Let $T= -\Delta$ and $D=\{u\in L^2 , \Delta u \in L^2\}$ i want to show that $(T,D)$ is a self-adjoint operator.
The first idea i got is to proof that it is closed and $Ker(T^*\pm i) =\{0\}$ unfortunatly i have been blocked against his closedness , such that i can't calculate that kernel because i haven't the domain of the adjoint.
so the second way was more simple which is to show that $R(T\pm i ) = H$( whole space ) i can proceed but Lax-Milgram theorem and it is ok.
The third one which is the most interresting was to make the Fourier transform of the operator and it will be $Tu=Fu$ such that $F$ is a real measurable function and $D=\{u \in L^2 , Fu \in L^2\}$ but i still confused about the equivalence between the self-adjonction of this two operators.
My other quastion is what if $D= \mathcal{C}^{\infty}_0$. Any help please ?

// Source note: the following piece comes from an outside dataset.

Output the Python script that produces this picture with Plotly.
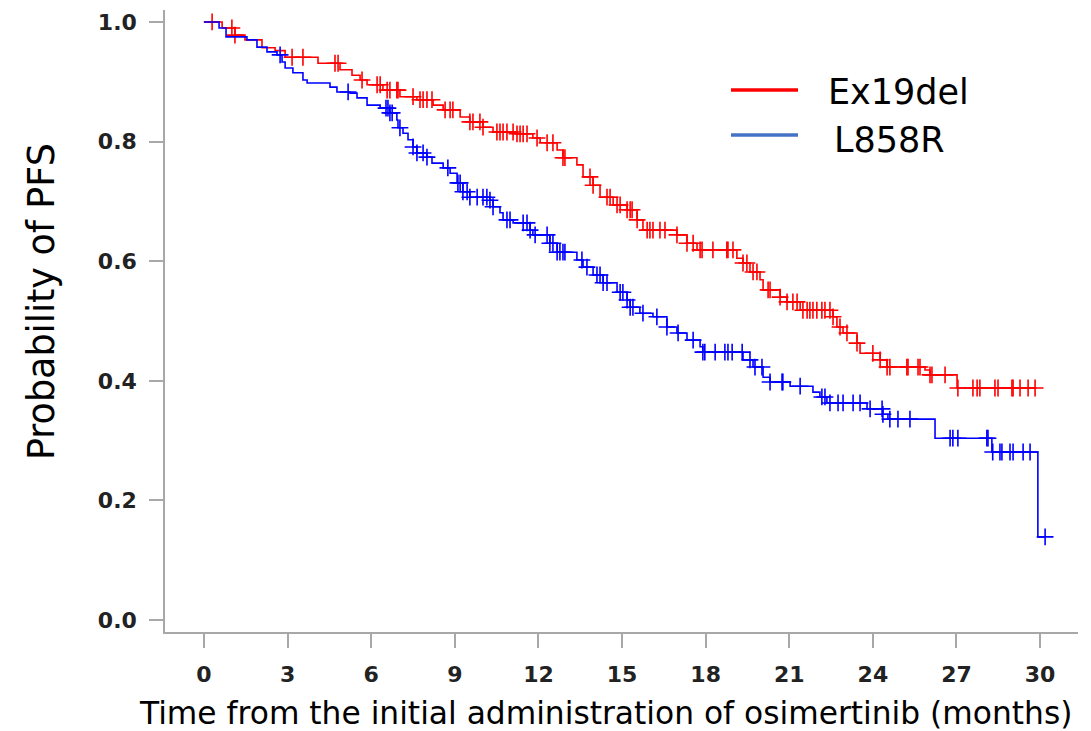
import numpy as np
import plotly.graph_objects as go

# ---- Data ----
# Ex19del: step times (months) and survival after each step
ex19_time = [0, 0.65, 1.11, 1.47, 2.08, 2.55, 2.91, 4.09, 4.88, 5.31, 5.60, 5.85,
             6.42, 7.03, 7.64, 8.22, 8.58, 9.19, 9.54, 10.01, 10.37, 11.23, 11.80,
             12.06, 12.67, 12.88, 13.38, 13.60, 13.96, 14.21, 14.68, 15.18, 15.54,
             15.75, 16.97, 17.33, 17.69, 19.12, 19.34, 19.59, 19.95, 20.06, 20.67,
             20.92, 21.39, 22.57, 22.71, 22.93, 23.43, 23.54, 24.26, 24.51, 25.87,
             26.05, 27.02]
ex19_surv = [1.000, 0.990, 0.978, 0.970, 0.957, 0.952, 0.941, 0.931, 0.920, 0.911,
             0.903, 0.895, 0.886, 0.875, 0.870, 0.861, 0.853, 0.841, 0.833, 0.824,
             0.816, 0.813, 0.806, 0.798, 0.786, 0.773, 0.761, 0.741, 0.727, 0.707,
             0.694, 0.686, 0.669, 0.652, 0.644, 0.630, 0.619, 0.605, 0.597, 0.582,
             0.569, 0.552, 0.540, 0.532, 0.518, 0.507, 0.490, 0.480, 0.463, 0.446,
             0.435, 0.423, 0.418, 0.410, 0.388]
ex19_censor = [0.29, 1.00, 1.11, 3.16, 3.55, 4.70, 4.81, 5.67, 6.21, 6.32, 6.57, 6.67,
               6.92, 6.96, 7.50, 7.75, 7.86, 8.00, 8.18, 8.65, 8.83, 8.93, 9.54, 9.65,
               9.90, 10.01, 10.51, 10.62, 10.73, 10.87, 11.09, 11.23, 11.34, 11.45,
               11.59, 11.95, 12.31, 12.52, 12.88, 12.95, 13.85, 13.96, 14.46, 14.57,
               14.82, 14.93, 15.18, 15.29, 15.36, 15.54, 15.90, 16.00, 16.11, 16.36,
               16.54, 16.97, 17.33, 17.55, 17.80, 17.87, 18.26, 18.76, 18.80, 18.98,
               19.34, 19.48, 19.70, 19.84, 20.24, 20.31, 20.67, 20.92, 21.13, 21.28,
               21.49, 21.64, 21.74, 21.85, 21.99, 22.17, 22.28, 22.46, 22.57, 22.82,
               23.07, 23.43, 24.00, 24.26, 24.51, 24.61, 25.22, 25.26, 25.62, 25.69,
               26.05, 26.12, 26.59, 27.05, 27.59, 27.74, 27.84, 28.38, 28.49, 28.99,
               29.03, 29.28, 29.57, 29.82]

# L858R
l858_time = [0, 0.54, 0.79, 1.54, 1.90, 2.26, 2.62, 2.80, 2.91, 3.19, 3.55, 3.70,
             4.52, 4.77, 5.24, 5.49, 5.85, 6.32, 6.67, 6.92, 6.96, 7.14, 7.32, 7.50,
             7.64, 8.00, 8.18, 8.58, 8.83, 9.08, 9.29, 9.54, 10.26, 10.37, 10.62,
             10.73, 11.09, 11.70, 11.80, 12.41, 12.67, 13.38, 13.60, 13.96, 14.32,
             14.82, 15.18, 15.29, 15.64, 16.11, 16.61, 16.97, 17.33, 17.80, 17.90,
             19.34, 19.70, 20.06, 20.31, 21.03, 21.85, 22.10, 22.35, 23.79, 24.36,
             24.54, 26.23, 28.27, 29.92]
l858_surv = [1.000, 0.990, 0.975, 0.970, 0.958, 0.950, 0.945, 0.933, 0.923, 0.915,
             0.903, 0.898, 0.891, 0.883, 0.881, 0.873, 0.861, 0.856, 0.848, 0.836,
             0.823, 0.814, 0.803, 0.791, 0.781, 0.774, 0.764, 0.756, 0.747, 0.731,
             0.716, 0.707, 0.702, 0.691, 0.681, 0.669, 0.664, 0.652, 0.644, 0.630,
             0.615, 0.602, 0.590, 0.577, 0.564, 0.548, 0.535, 0.523, 0.513, 0.507,
             0.490, 0.480, 0.468, 0.457, 0.448, 0.435, 0.423, 0.406, 0.398, 0.391,
             0.381, 0.373, 0.363, 0.353, 0.344, 0.336, 0.304, 0.281, 0.139]
l858_censor = [2.73, 5.17, 6.53, 6.60, 6.67, 6.75, 7.03, 7.50, 7.64, 7.86, 8.00, 8.75,
               9.11, 9.19, 9.29, 9.44, 9.54, 9.80, 10.01, 10.15, 10.26, 10.37, 10.87,
               10.98, 11.45, 11.59, 11.70, 11.88, 12.31, 12.41, 12.52, 12.67, 12.77,
               12.88, 12.95, 13.56, 13.74, 14.10, 14.21, 14.32, 14.46, 14.93, 15.03,
               15.18, 15.29, 15.39, 15.75, 16.25, 16.61, 17.01, 17.55, 17.90, 17.97,
               18.34, 18.69, 18.80, 18.95, 19.31, 19.59, 19.77, 20.02, 20.31, 20.74,
               20.77, 21.39, 22.17, 22.28, 22.46, 22.75, 22.93, 23.29, 23.54, 23.90,
               24.33, 24.36, 24.61, 24.90, 25.33, 26.77, 26.87, 27.05, 28.09, 28.13,
               28.30, 28.56, 28.63, 28.92, 29.03, 29.39, 29.64, 30.18]

x_ticks = [0, 3, 6, 9, 12, 15, 18, 21, 24, 27, 30]
y_ticks = [0.0, 0.2, 0.4, 0.6, 0.8, 1.0]

x_title = "Time from the initial administration of osimertinib (months)"
y_title = "Probability of PFS"

groups = [
    ("Ex19del", ex19_time, ex19_surv, ex19_censor, "#FF0000", "#FF0000"),
    ("L858R", l858_time, l858_surv, l858_censor, "#0000FF", "#4472C4"),
]


def surv_at(times, surv, t):
    idx = np.searchsorted(np.array(times), t, side="right") - 1
    return np.array(surv)[idx]


fig = go.Figure()
for name, tt, ss, cc, col, _ in groups:
    end = max(cc[-1], tt[-1])
    fig.add_trace(go.Scatter(
        x=list(tt) + [end], y=list(ss) + [ss[-1]],
        mode="lines", line=dict(color=col, width=1.6, shape="hv"),
        name=name, showlegend=False, hoverinfo="skip"))
    fig.add_trace(go.Scatter(
        x=cc, y=surv_at(tt, ss, np.array(cc)),
        mode="markers",
        marker=dict(symbol="cross-thin", size=12, color=col,
                    line=dict(color=col, width=1.6)),
        showlegend=False, hoverinfo="skip"))

# Plot-area box in page pixels
L, R, T, B = 165, 1078, 10, 632
def px(x):
    return (x - L) / (R - L)
def py(y):
    return (B - y) / (B - T)

# Legend drawn as in the reference (line samples + text)
legend_rows = [(90, 92, 826), (135, 140, 832)]
for (name, *_rest), (ly, ty, tx) in zip(groups, legend_rows):
    lcol = _rest[-1]
    fig.add_shape(type="line", xref="paper", yref="paper",
                  x0=px(731), x1=px(798), y0=py(ly), y1=py(ly),
                  line=dict(color=lcol, width=3.5))
    fig.add_annotation(xref="paper", yref="paper", x=px(tx), y=py(ty),
                       text=name, showarrow=False, xanchor="left", yanchor="middle",
                       font=dict(family="DejaVu Sans", size=35, color="#000000"))

# Axis titles
fig.add_annotation(xref="paper", yref="paper", x=px(605), y=py(713),
                   text=x_title, showarrow=False, xanchor="center", yanchor="middle",
                   font=dict(family="DejaVu Sans", size=31.3, color="#000000"))
fig.add_annotation(xref="paper", yref="paper", x=px(41), y=py(302),
                   text=y_title, showarrow=False, xanchor="center", yanchor="middle",
                   textangle=-90,
                   font=dict(family="DejaVu Sans", size=36.5, color="#000000"))

axis_col = "#a8a8a8"
fig.update_layout(
    width=1091, height=731,
    margin=dict(l=L, r=1091 - R, t=T, b=731 - B),
    paper_bgcolor="white", plot_bgcolor="white",
    font=dict(family="DejaVu Sans", color="#000000"),
    xaxis=dict(
        range=[-1.40, 31.36], tickvals=x_ticks, ticktext=[str(v) for v in x_ticks],
        showgrid=False, zeroline=False, showline=True, linecolor=axis_col, linewidth=1.5,
        ticks="outside", ticklen=14, tickwidth=1.5, tickcolor=axis_col,
        tickfont=dict(family="DejaVu Sans", size=22, color="#222222", weight="bold"),
        ticklabelstandoff=8, automargin=False,
    ),
    yaxis=dict(
        range=[-0.02, 1.02], tickvals=y_ticks, ticktext=[f"{v:.1f}" for v in y_ticks],
        showgrid=False, zeroline=False, showline=True, linecolor=axis_col, linewidth=1.5,
        ticks="outside", ticklen=14, tickwidth=1.5, tickcolor=axis_col,
        tickfont=dict(family="DejaVu Sans", size=22, color="#222222", weight="bold"),
        ticklabelstandoff=8, automargin=False,
    ),
)

fig.write_html("out.html", config={"displayModeBar": False},
               post_script="document.body.style.margin='0';document.body.style.overflow='hidden';")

Let $\partial=-i\frac{d}{dx}$ on the domain $\mathcal{D}(\partial)$ consisting of all locally absolutely continuous functions $f \in L^2(\mathbb{R})$ such that $f'\in L^2$. You can show that $f\in\mathcal{D}(\partial)$ iff $$ f\in L^2, \xi\hat{f}(\xi) \in L^2. $$ Furthermore, $\partial f = (\xi\hat{f})^{\vee}$. So $\partial$ is unitarily equivalent to a multiplication operator on $L^2$. That's enough to show that $\partial$ is selfadjoint on $\mathcal{D}(\partial)$. The Fourier transform is a unitary "diagonalization" of $\partial$. The operator $\partial$ is essentially selfadjoint on $\mathcal{C}_0^{\infty}$.
Your operator $T = -\frac{d^2}{dx^2}$ is selfadjoint on $\mathcal{D}(\partial^2)$, and $T=\partial^2$. The restriction of $T$ to $\mathcal{C}_0^{\infty}$ is essentially selfadjoint.